Suspense, McCarthy implies, is less a trick played on the audience than a live wire running through the writer’s own hands. The line punctures the romantic myth of the all-seeing novelist calmly moving chess pieces across a board. Instead, she recasts authorship as a kind of cultivated ignorance: you build a situation, you press characters into motion, and then you watch with the same hungry uncertainty you’re trying to provoke in someone else.

That inversion matters because it reframes “plot” as discovery rather than control. If the novelist is “intensely curious,” the hero isn’t a puppet but a problem: a bundle of desires and contradictions that can surprise even their maker.
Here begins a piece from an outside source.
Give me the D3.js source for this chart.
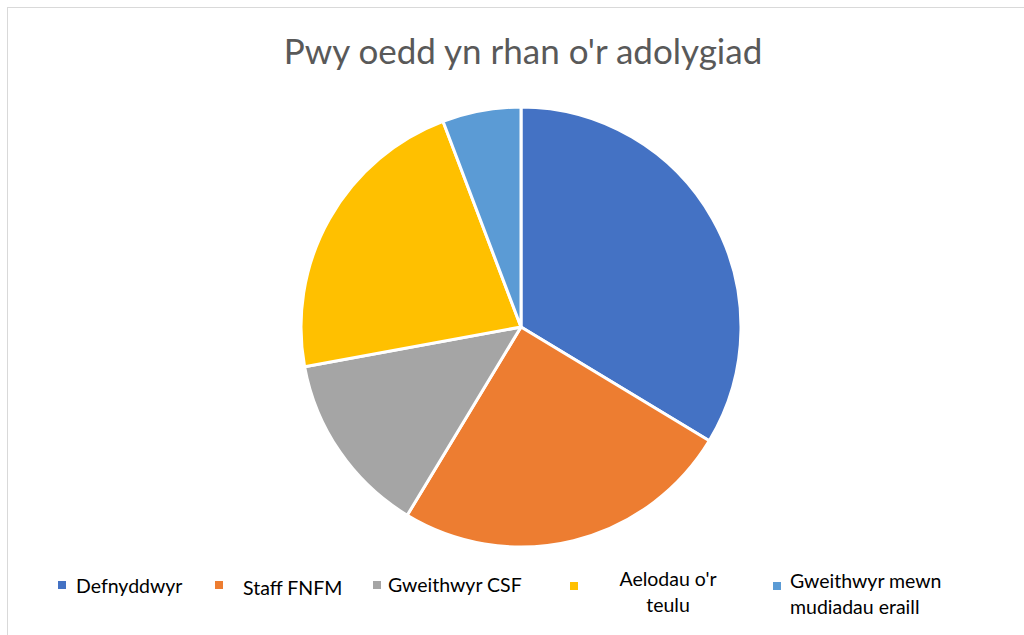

McCarthy’s word choice is slyly democratic. Suspense is “not only” in the reader, meaning the reader’s experience is real, but it’s not sovereign. The writer is implicated, emotionally and intellectually, in the outcome.

The subtext carries a quiet rebuke to formula. A novel engineered purely from outline and payoff can be suspenseful in the mechanical sense, but it rarely feels alive. McCarthy, a sharp critic of cant and self-deception, is arguing for narrative honesty: if the author isn’t genuinely at risk of learning something, the reader can sense it. In the mid-century literary world she inhabited, where “serious” fiction often postured as above page-turning pleasures, she folds suspense back into art, insisting it’s not lowbrow adrenaline. It’s the engine of attention, for everyone involved.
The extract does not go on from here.